For whatever reason, I’ve had more trouble pushing this out of my mind as of late. I’ve been spending a lot of time praying about it; praying for this person and others involved… and last week, I blurted it all out to a friend of mine. Though it helped to get everything out and talk to someone who shares my faith, I’m still having trouble. I’m still asking “Why?”

So, when an unexpected answer to my prayers came yesterday evening at church… I was pretty shocked.  It was a service on Thanksgiving with a very different format than what is usually followed. There was more music than usual and our pastors were having people speak, mostly on what they were thankful for.

This seems completely unrelated to my situation, right?

There I stood in church, listening to someone give their testimony.

This is a person I have so much respect for, but never in a million years would I have guessed their story. They began with a few statistics and then just came right out and said that they had been directly affected by almost the exact thing my old friend had done.

I listened to this person tell of how they had so much hatred and unrest in their life as a result. And then something happened between them and the person who had done them wrong a few years later.

Their offender had gotten saved. They had found God and found redemption. And this person would, five years later, do the same. And their offender, who they had hated so much, would become their biggest hero.

This may sound crazy, but this was a moment that I felt God speaking directly to me…there was no bright lights, parting of the clouds, or harps playing… it was just a person telling their story, but at the moment HE was speaking directly to me.

I could barely get through the last song and then I went to my seat and immediately bowed my head and prayed for my friend. And I may have cried.

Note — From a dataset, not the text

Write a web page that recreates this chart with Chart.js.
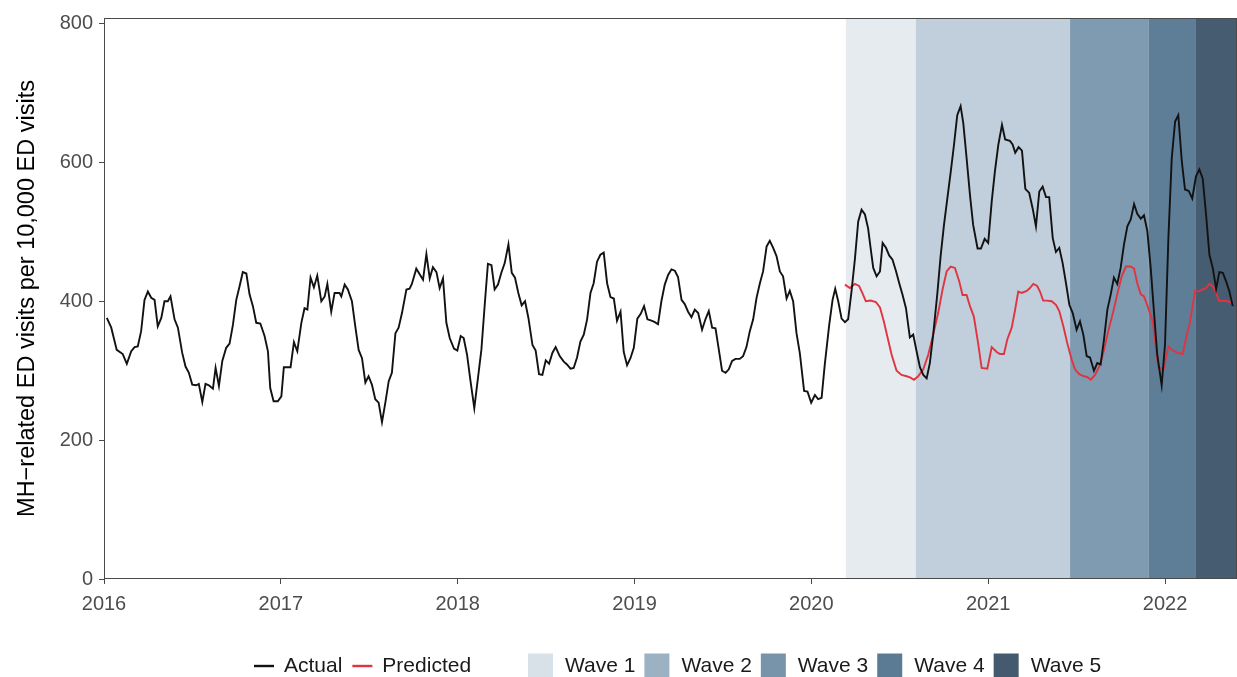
<!DOCTYPE html>
<html>
<head>
<meta charset="utf-8">
<script src="https://cdn.jsdelivr.net/npm/chart.js@4.4.1/dist/chart.umd.min.js"></script>
<style>
  html, body { margin: 0; padding: 0; background: #ffffff; }
  #wrap { width: 1237px; height: 677px; position: relative; }
</style>
</head>
<body>
<div id="wrap"><canvas id="c" width="1237" height="677"></canvas></div>
<script>
// Weekly mental-health-related ED visit rate (per 10,000 ED visits), x in decimal years
const actualYears = [
  2016.016, 2016.041, 2016.072, 2016.106, 2016.129, 2016.154, 2016.173, 2016.191, 2016.210, 2016.229,
  2016.248, 2016.267, 2016.286, 2016.304, 2016.324, 2016.342, 2016.361, 2016.376, 2016.399, 2016.418,
  2016.442, 2016.461, 2016.480, 2016.499, 2016.522, 2016.536, 2016.556, 2016.574, 2016.593, 2016.616,
  2016.631, 2016.650, 2016.669, 2016.691, 2016.710, 2016.729, 2016.748, 2016.767, 2016.785, 2016.805,
  2016.823, 2016.842, 2016.861, 2016.884, 2016.908, 2016.927, 2016.940, 2016.959, 2016.983, 2017.003,
  2017.017, 2017.055, 2017.074, 2017.093, 2017.116, 2017.134, 2017.150, 2017.168, 2017.187, 2017.206,
  2017.229, 2017.248, 2017.263, 2017.285, 2017.304, 2017.332, 2017.342, 2017.361, 2017.379, 2017.402,
  2017.421, 2017.440, 2017.459, 2017.478, 2017.496, 2017.515, 2017.534, 2017.553, 2017.572, 2017.591,
  2017.610, 2017.628, 2017.648, 2017.666, 2017.685, 2017.710, 2017.728, 2017.741, 2017.766, 2017.785,
  2017.804, 2017.823, 2017.842, 2017.860, 2017.880, 2017.898, 2017.917, 2017.936, 2017.955, 2017.979,
  2017.998, 2018.017, 2018.034, 2018.053, 2018.072, 2018.094, 2018.115, 2018.134, 2018.153, 2018.171,
  2018.191, 2018.209, 2018.228, 2018.247, 2018.266, 2018.287, 2018.306, 2018.324, 2018.343, 2018.362,
  2018.381, 2018.400, 2018.423, 2018.441, 2018.460, 2018.479, 2018.498, 2018.517, 2018.536, 2018.554,
  2018.577, 2018.600, 2018.618, 2018.638, 2018.656, 2018.675, 2018.694, 2018.713, 2018.732, 2018.751,
  2018.769, 2018.788, 2018.807, 2018.826, 2018.845, 2018.864, 2018.883, 2018.901, 2018.921, 2018.939,
  2018.958, 2018.977, 2018.996, 2019.016, 2019.035, 2019.054, 2019.073, 2019.096, 2019.115, 2019.133,
  2019.152, 2019.171, 2019.190, 2019.209, 2019.228, 2019.246, 2019.266, 2019.284, 2019.303, 2019.322,
  2019.341, 2019.360, 2019.382, 2019.401, 2019.420, 2019.439, 2019.458, 2019.477, 2019.495, 2019.515,
  2019.533, 2019.552, 2019.571, 2019.595, 2019.614, 2019.633, 2019.652, 2019.671, 2019.690, 2019.709,
  2019.727, 2019.747, 2019.765, 2019.784, 2019.803, 2019.822, 2019.840, 2019.860, 2019.878, 2019.897,
  2019.916, 2019.935, 2019.959, 2019.978, 2019.999, 2020.020, 2020.038, 2020.058, 2020.076, 2020.101,
  2020.120, 2020.135, 2020.152, 2020.171, 2020.190, 2020.208, 2020.227, 2020.246, 2020.265, 2020.284,
  2020.303, 2020.321, 2020.335, 2020.350, 2020.369, 2020.388, 2020.403, 2020.422, 2020.440, 2020.459,
  2020.478, 2020.497, 2020.516, 2020.535, 2020.557, 2020.576, 2020.595, 2020.614, 2020.633, 2020.652,
  2020.670, 2020.689, 2020.712, 2020.731, 2020.750, 2020.768, 2020.788, 2020.806, 2020.825, 2020.844,
  2020.859, 2020.878, 2020.897, 2020.915, 2020.940, 2020.959, 2020.980, 2021.000, 2021.020, 2021.038,
  2021.057, 2021.078, 2021.096, 2021.123, 2021.138, 2021.153, 2021.172, 2021.191, 2021.210, 2021.232,
  2021.252, 2021.270, 2021.289, 2021.308, 2021.327, 2021.345, 2021.365, 2021.383, 2021.402, 2021.421,
  2021.440, 2021.459, 2021.478, 2021.500, 2021.519, 2021.538, 2021.557, 2021.576, 2021.598, 2021.617,
  2021.636, 2021.655, 2021.674, 2021.693, 2021.711, 2021.730, 2021.749, 2021.768, 2021.787, 2021.806,
  2021.825, 2021.843, 2021.863, 2021.881, 2021.900, 2021.919, 2021.938, 2021.956, 2021.981, 2022.000,
  2022.019, 2022.038, 2022.057, 2022.075, 2022.095, 2022.113, 2022.134, 2022.154, 2022.175, 2022.194,
  2022.213, 2022.232, 2022.251, 2022.270, 2022.289, 2022.307, 2022.327, 2022.345, 2022.364, 2022.383
];
const actualValues = [
  376, 362, 330, 324, 310, 328, 334, 335, 357, 402,
  414, 405, 402, 364, 376, 400, 400, 407, 374, 362,
  326, 306, 297, 280, 279, 281, 255, 281, 279, 274,
  304, 278, 314, 333, 339, 366, 402, 422, 442, 440,
  410, 393, 369, 368, 350, 328, 275, 256, 256, 263,
  305, 305, 341, 328, 369, 390, 388, 434, 420, 437,
  400, 407, 425, 385, 412, 412, 407, 424, 417, 400,
  364, 330, 318, 283, 292, 280, 259, 254, 226, 254,
  285, 297, 354, 362, 383, 417, 418, 425, 447, 439,
  431, 468, 433, 449, 442, 419, 433, 369, 347, 332,
  329, 350, 347, 323, 286, 246, 290, 330, 395, 454,
  452, 417, 424, 441, 455, 482, 441, 434, 412, 394,
  400, 376, 337, 329, 295, 294, 315, 310, 326, 334,
  321, 313, 309, 303, 304, 319, 342, 352, 374, 412,
  426, 457, 467, 470, 426, 406, 404, 372, 385, 327,
  308, 318, 333, 375, 382, 393, 374, 372, 370, 367,
  400, 424, 438, 446, 444, 435, 402, 396, 385, 377,
  388, 383, 359, 374, 386, 362, 361, 330, 300, 297,
  302, 314, 317, 317, 321, 334, 357, 374, 405, 426,
  443, 479, 487, 477, 465, 443, 436, 404, 415, 400,
  354, 325, 271, 270, 254, 265, 259, 261, 309, 366,
  402, 418, 400, 375, 370, 374, 414, 460, 515, 532,
  525, 505, 477, 448, 436, 443, 484, 477, 466, 460,
  444, 426, 409, 390, 348, 352, 328, 305, 294, 289,
  311, 352, 410, 465, 510, 546, 586, 624, 668, 681,
  657, 606, 553, 510, 476, 476, 490, 484, 544, 587,
  625, 654, 633, 631, 626, 614, 622, 617, 562, 556,
  533, 508, 558, 565, 550, 550, 491, 471, 477, 455,
  426, 395, 383, 359, 371, 352, 321, 319, 300, 311,
  309, 345, 388, 410, 434, 425, 448, 482, 508, 518,
  540, 526, 519, 524, 501, 448, 383, 323, 279, 338,
  491, 606, 659, 668, 601, 561, 559, 548, 580, 590,
  577, 525, 467, 448, 418, 442, 441, 429, 414, 393
];
const predictedYears = [
  2020.190, 2020.218, 2020.246, 2020.270, 2020.290, 2020.308, 2020.335, 2020.365, 2020.388, 2020.410,
  2020.429, 2020.454, 2020.482, 2020.510, 2020.539, 2020.561, 2020.580, 2020.604, 2020.633, 2020.661,
  2020.689, 2020.717, 2020.742, 2020.765, 2020.788, 2020.812, 2020.836, 2020.855, 2020.878, 2020.897,
  2020.919, 2020.944, 2020.963, 2020.995, 2021.020, 2021.048, 2021.067, 2021.089, 2021.108, 2021.133,
  2021.151, 2021.170, 2021.189, 2021.218, 2021.236, 2021.255, 2021.277, 2021.293, 2021.311, 2021.331,
  2021.359, 2021.383, 2021.402, 2021.425, 2021.447, 2021.472, 2021.491, 2021.515, 2021.542, 2021.560,
  2021.580, 2021.604, 2021.628, 2021.651, 2021.679, 2021.708, 2021.730, 2021.755, 2021.779, 2021.806,
  2021.825, 2021.843, 2021.863, 2021.881, 2021.903, 2021.930, 2021.949, 2021.962, 2021.981, 2021.994,
  2022.019, 2022.044, 2022.070, 2022.100, 2022.119, 2022.142, 2022.157, 2022.170, 2022.188, 2022.213,
  2022.232, 2022.251, 2022.270, 2022.289, 2022.307, 2022.327, 2022.353, 2022.369, 2022.383
];
const predictedValues = [
  424, 419, 425, 422, 411, 400, 401, 399, 391, 371,
  350, 323, 300, 294, 292, 290, 287, 292, 302, 323,
  352, 383, 417, 443, 450, 448, 429, 409, 409, 393,
  378, 338, 304, 303, 334, 327, 324, 324, 345, 362,
  386, 414, 412, 415, 419, 425, 422, 414, 401, 401,
  400, 395, 386, 364, 340, 316, 302, 295, 292, 291,
  287, 294, 306, 326, 357, 386, 410, 436, 450, 450,
  447, 426, 410, 407, 392, 371, 333, 305, 303, 304,
  335, 329, 326, 324, 347, 371, 395, 415, 414, 417,
  419, 425, 422, 412, 400, 401, 400, 399, 396
];

// Pandemic wave periods (start of each wave, decimal years) and end of the series window
const waveNames = ['Wave 1', 'Wave 2', 'Wave 3', 'Wave 4', 'Wave 5'];
const waveStarts = [2020.195, 2020.591, 2021.463, 2021.906, 2022.175];
const windowEnd = 2022.407;

const yearTicks = [2016, 2017, 2018, 2019, 2020, 2021, 2022];
const valueTicks = [0, 200, 400, 600, 800];

const bandColors = ['#e6ebf0', '#c1cedb', '#7f9bb2', '#5e7e98', '#465c71'];
const keyColors  = ['#d8e0e8', '#9cb2c3', '#7894ab', '#5b7a94', '#455a6f'];
const actualColor = '#121212';
const predictedColor = '#df3540';
const FONT = '"Liberation Sans", Arial, Helvetica, sans-serif';

// Shaded wave periods behind the lines
const waveBands = {
  id: 'waveBands',
  beforeDatasetsDraw(chart) {
    const { ctx, chartArea: a, scales: { x } } = chart;
    ctx.save();
    waveStarts.forEach((start, i) => {
      const end = i + 1 < waveStarts.length ? waveStarts[i + 1] : windowEnd;
      const x0 = x.getPixelForValue(start);
      const x1 = x.getPixelForValue(end);
      ctx.fillStyle = bandColors[i];
      ctx.fillRect(x0, a.top, x1 - x0, a.bottom - a.top);
    });
    ctx.restore();
  }
};

// Panel border
const panelFrame = {
  id: 'panelFrame',
  afterDatasetsDraw(chart) {
    const { ctx, chartArea: a } = chart;
    ctx.save();
    ctx.strokeStyle = '#4a4a4a';
    ctx.lineWidth = 1;
    const l = Math.round(a.left) + 0.5, t = Math.round(a.top) + 0.5;
    const r = Math.round(a.right) - 0.5, b = Math.round(a.bottom) - 0.5;
    ctx.strokeRect(l, t, r - l, b - t);
    ctx.restore();
  }
};

// Bottom legend: line keys for the two series, filled keys for the waves
const bottomLegend = {
  id: 'bottomLegend',
  afterDraw(chart) {
    const { ctx } = chart;
    const cy = 666;
    ctx.save();
    ctx.font = '21px ' + FONT;
    ctx.textBaseline = 'middle';
    let x = 254;
    [['Actual', actualColor], ['Predicted', predictedColor]].forEach(([label, color]) => {
      ctx.strokeStyle = color;
      ctx.lineWidth = 2.4;
      ctx.beginPath();
      ctx.moveTo(x, cy);
      ctx.lineTo(x + 20, cy);
      ctx.stroke();
      x += 30;
      ctx.fillStyle = '#1a1a1a';
      ctx.fillText(label, x, cy);
      x += ctx.measureText(label).width + 10;
    });
    x = 528;
    waveNames.forEach((label, i) => {
      ctx.fillStyle = keyColors[i];
      ctx.fillRect(x, cy - 12.5, 25, 25);
      x += 37;
      ctx.fillStyle = '#1a1a1a';
      ctx.fillText(label, x, cy);
      x += ctx.measureText(label).width + 9;
    });
    ctx.restore();
  }
};

new Chart(document.getElementById('c'), {
  type: 'line',
  data: {
    datasets: [
      {
        label: 'Actual',
        data: actualYears.map((yr, i) => ({ x: yr, y: actualValues[i] })),
        borderColor: actualColor,
        borderWidth: 1.9,
        pointRadius: 0,
        tension: 0,
        order: 1
      },
      {
        label: 'Predicted',
        data: predictedYears.map((yr, i) => ({ x: yr, y: predictedValues[i] })),
        borderColor: predictedColor,
        borderWidth: 1.9,
        pointRadius: 0,
        tension: 0,
        order: 2
      }
    ]
  },
  options: {
    responsive: false,
    animation: false,
    devicePixelRatio: 1,
    events: [],
    layout: { padding: { top: 14.5, right: 0, bottom: 58, left: 0 } },
    plugins: { legend: { display: false }, tooltip: { enabled: false } },
    scales: {
      x: {
        type: 'linear',
        min: 2016,
        max: windowEnd,
        afterBuildTicks(scale) { scale.ticks = yearTicks.map(v => ({ value: v })); },
        afterFit(scale) { scale.height = 40; },
        ticks: {
          font: { family: FONT, size: 20 },
          color: '#4d4d4d',
          padding: 8,
          maxRotation: 0,
          autoSkip: false,
          callback: v => String(v)
        },
        grid: { drawOnChartArea: false, drawTicks: true, tickLength: 5, tickColor: '#4a4a4a' },
        border: { display: false }
      },
      y: {
        type: 'linear',
        min: 0,
        max: 808,
        afterBuildTicks(scale) { scale.ticks = valueTicks.map(v => ({ value: v })); },
        afterFit(scale) { scale.width = 104; },
        ticks: {
          font: { family: FONT, size: 20 },
          color: '#4d4d4d',
          padding: 6,
          autoSkip: false,
          callback: v => String(v)
        },
        grid: { drawOnChartArea: false, drawTicks: true, tickLength: 5, tickColor: '#4a4a4a' },
        border: { display: false },
        title: {
          display: true,
          text: 'MH\u2212related ED visits per 10,000 ED visits',
          font: { family: FONT, size: 23.5 },
          color: '#000000',
          padding: { top: 13, bottom: 0 }
        }
      }
    }
  },
  plugins: [waveBands, panelFrame, bottomLegend]
});
</script>
</body>
</html>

I felt an inexplicable peace.

After the service, I thanked the person who spoke and they told me that they almost didn’t come to the 5 pm service! My thanks was confirmation that it had been the right choice to go.

Now, PLEASE don’t get me wrong… I’m not saying that I can completely forgive my friend (on my own). And I’m not saying that what they or this other wrong-doer did was right by ANY means. NOT at all.

But the fact that there is HOPE for them—for anyone—was confirmation enough for me.